The US Court of Appeals for the Ninth Circuit Monday struck down a Berkeley, California law that prohibited the installation of natural gas piping in newly constructed buildings.
The California Restaurant Association brought suit against the City of Berkeley alleging that the law, enacted in 2020 to reduce greenhouse gas emissions, was preempted by Congress’s Energy Policy and Conservation Act (EPCA). The city argued that the EPCA only preempts regulations imposing standards on the design and manufacturing of appliances, not those that impact the distribution and availability of natural gas–which the City’s ordinance does. Because of this, the city argued, its ordinance is not preempted by the EPCA.

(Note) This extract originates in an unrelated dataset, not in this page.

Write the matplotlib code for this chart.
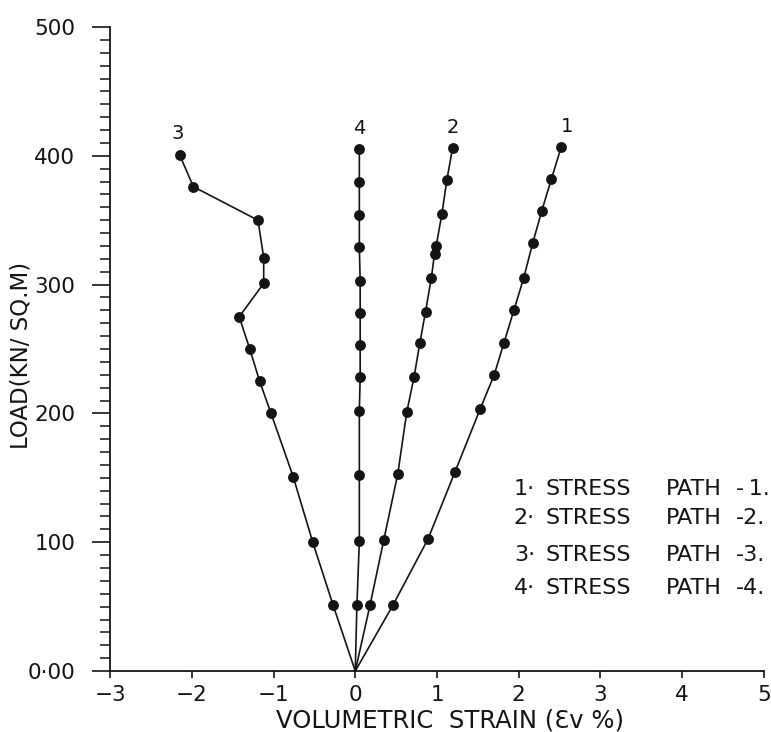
import matplotlib
matplotlib.use("Agg")
import matplotlib.pyplot as plt
from matplotlib.ticker import MultipleLocator, FixedLocator, FixedFormatter

# Volumetric strain (%) and load (kN/sq.m) for each stress path
path1_strain = [0.0, 0.46, 0.89, 1.22, 1.53, 1.70, 1.82, 1.94, 2.06, 2.17, 2.28, 2.40, 2.52]
path1_load = [0, 51, 102.5, 154.6, 203.7, 230, 255, 280, 305, 332, 357, 382, 407]

path2_strain = [0.0, 0.18, 0.35, 0.52, 0.63, 0.72, 0.79, 0.86, 0.93, 0.97, 0.99, 1.06, 1.12, 1.19]
path2_load = [0, 51, 102, 153, 201, 228.5, 254.7, 279, 305, 324, 330, 355, 381, 406]

path3_strain = [0.0, -0.27, -0.52, -0.76, -1.03, -1.17, -1.29, -1.42, -1.12, -1.12, -1.19, -1.98, -2.15]
path3_load = [0, 51, 100, 151, 200, 225, 250, 275, 301, 321, 350, 376, 401]

path4_strain = [0.0, 0.02, 0.05, 0.05, 0.05, 0.06, 0.06, 0.06, 0.06, 0.05, 0.05, 0.05, 0.05]
path4_load = [0, 51, 101, 152, 202, 228, 253, 278, 303, 329, 354, 380, 405]

path_names = ["1", "2", "3", "4"]
legend_numbers = ["1·", "2·", "3·", "4·"]
legend_words = ["STRESS", "PATH"]
legend_suffix = ["-\u20091.", "-2.", "-3.", "-4."]

x_ticks = [-3, -2, -1, 0, 1, 2, 3, 4, 5]
x_ticklabels = ["\u22123", "\u22122", "\u22121", "0", "1", "2", "3", "4", "5"]
y_ticks = [0, 100, 200, 300, 400, 500]
y_ticklabels = ["0·00", "100", "200", "300", "400", "500"]

ink = "#141414"
plt.rcParams["font.family"] = ["DejaVu Sans"]

fig = plt.figure(figsize=(7.71, 7.32), dpi=100)
ax = fig.add_axes([0.1427, 0.0833, 0.8482, 0.8798])

series = [
    (path1_strain, path1_load),
    (path2_strain, path2_load),
    (path3_strain, path3_load),
    (path4_strain, path4_load),
]
label_offsets = [(4, 8), (0, 8), (-1, 8), (0, 8)]

for (xs, ys), name, off in zip(series, path_names, label_offsets):
    ax.plot(xs, ys, color=ink, lw=1.2, marker="o", ms=6.8,
            markevery=list(range(1, len(xs))), zorder=3)
    ax.annotate(name, (xs[-1], ys[-1]), xytext=off, textcoords="offset points",
                ha="center", va="bottom", fontsize=14, color=ink)

ax.set_xlim(-3, 5)
ax.set_ylim(0, 500)

for side in ("top", "right"):
    ax.spines[side].set_visible(False)
for side in ("left", "bottom"):
    ax.spines[side].set_linewidth(1.3)
    ax.spines[side].set_color(ink)

ax.xaxis.set_major_locator(FixedLocator(x_ticks))
ax.xaxis.set_major_formatter(FixedFormatter(x_ticklabels))
ax.yaxis.set_major_locator(FixedLocator(y_ticks))
ax.yaxis.set_major_formatter(FixedFormatter(y_ticklabels))
ax.yaxis.set_minor_locator(MultipleLocator(10))

ax.tick_params(axis="x", which="major", direction="out", length=5, width=1.2,
               pad=5, labelsize=15.5, colors=ink)
ax.tick_params(axis="y", which="major", direction="out", length=13, width=1.2,
               pad=12, labelsize=15.5, colors=ink)
ax.tick_params(axis="y", which="minor", direction="out", length=7, width=1.1,
               colors=ink)

ax.set_xlabel("VOLUMETRIC  STRAIN (\u0190v %)", fontsize=17.5, color=ink)
ax.xaxis.set_label_coords(0.52, -0.058)
ax.set_ylabel("LOAD(KN/ SQ.M)", fontsize=16.5, color=ink)
ax.yaxis.set_label_coords(-0.118, 0.49)

legend_rows = [141, 119, 90, 64.6]
for num, suf, yrow in zip(legend_numbers, legend_suffix, legend_rows):
    ax.text(1.94, yrow, num, fontsize=16, color=ink, va="center", ha="left")
    ax.text(2.33, yrow, legend_words[0], fontsize=16, color=ink, va="center", ha="left")
    ax.text(3.80, yrow, legend_words[1], fontsize=16, color=ink, va="center", ha="left")
    ax.text(4.66, yrow, suf, fontsize=16, color=ink, va="center", ha="left")

fig.savefig("out.png", dpi=100, facecolor="white")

The court ruled in the restaurant association’s favor, stating that the act “expressly preempts State and local regulations concerning the energy use of many natural gas appliances,” including those needing the natural gas hookups prohibited by the Berkeley ordinance. The court also said that the “circuitous route” the City of Berkeley took in its law created the same result as Congress’s law, which was to regulate natural gas use. Rather than prohibiting the use of natural gas appliances in new buildings, the law prohibited the installation of natural gas hookups so that appliances needing natural gas would be rendered useless.
The court ultimately struck down the ordinance because it “cuts to the heart of what Congress sought to prevent – state and local manipulation of building codes for new construction to regulate the natural gas consumption of covered products.”